Heat stress prevention is one of the most critical and consistently underestimated responsibilities in industrial and outdoor workplace safety. Unlike a forklift incident or a fall, heat stress builds gradually through rising core temperatures, reduced judgment, and slowing motor function, until a worker is in crisis and everyone around them is asking how it got that far. By the time a heat-related illness becomes visible, the conditions that caused it have typically been present for hours.
For facilities heading into summer, the window to build an effective program is now, before the first heat spike, before the first acclimatization period passes, and before the regulatory environment moves faster than your protocols. Arbill’s approach to heat stress monitoring is built around exactly this kind of proactive planning.
The Scale of the Problem in 2026
Research from George Washington University and Harvard, published in October 2025, found that hot weather causes approximately 28,000 workplace injuries annually, and that these figures do not capture heat-related illnesses that send workers to emergency rooms or cause lost productivity before a formal incident is recorded. The same research found that even moderate heat conditions, well below the thresholds most employers consider dangerous, increased the risk of injury across nearly every industry studied.
The NSC recorded 48 heat-related workplace deaths in 2024 and 7,100 DART cases in the 2023 to 2024 reporting period, and those numbers are widely acknowledged to undercount the true impact because heat is frequently not listed as a contributing cause when workers experience injuries resulting from heat-impaired judgment or coordination.

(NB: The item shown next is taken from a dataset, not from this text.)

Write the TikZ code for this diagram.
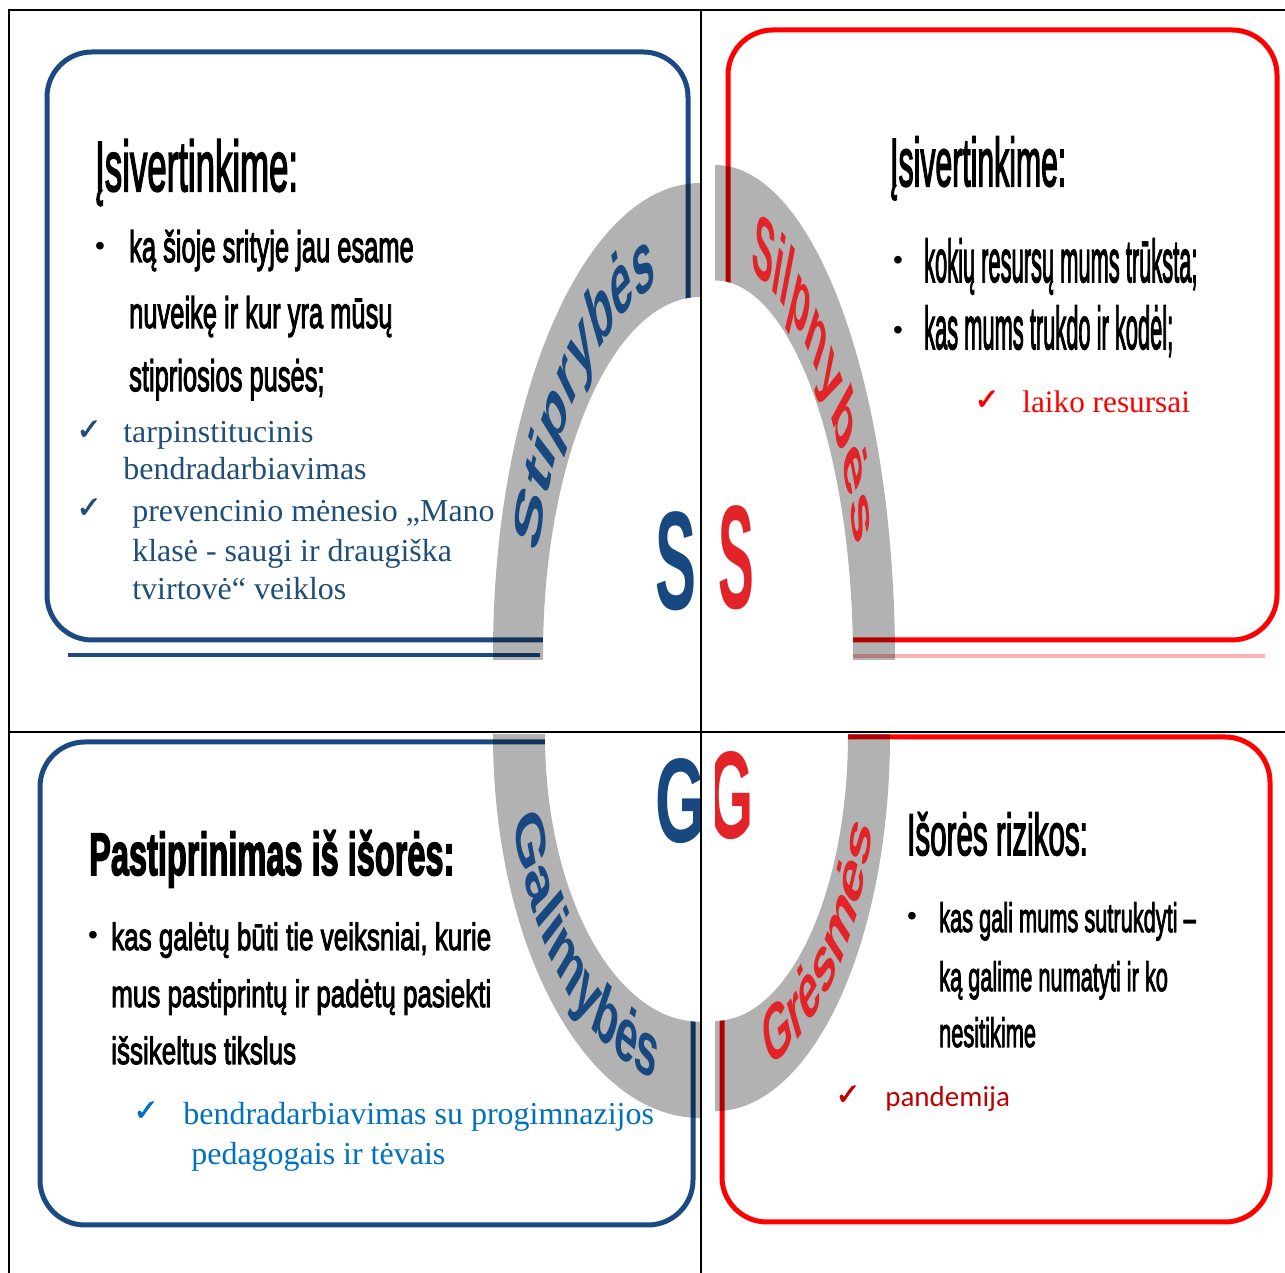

The regulatory environment is also shifting. OSHA revised and extended its Heat-Related Hazards National Emphasis Program in April 2026, directing inspectors to conduct unplanned heat inspections in high-risk industries. Combined with OSHA’s proposed rule on Heat Injury and Illness Prevention, which would require written prevention plans, heat monitoring, rest breaks, water provision, and acclimatization protocols, compliance pressure on employers is building regardless of whether a final rule has been issued.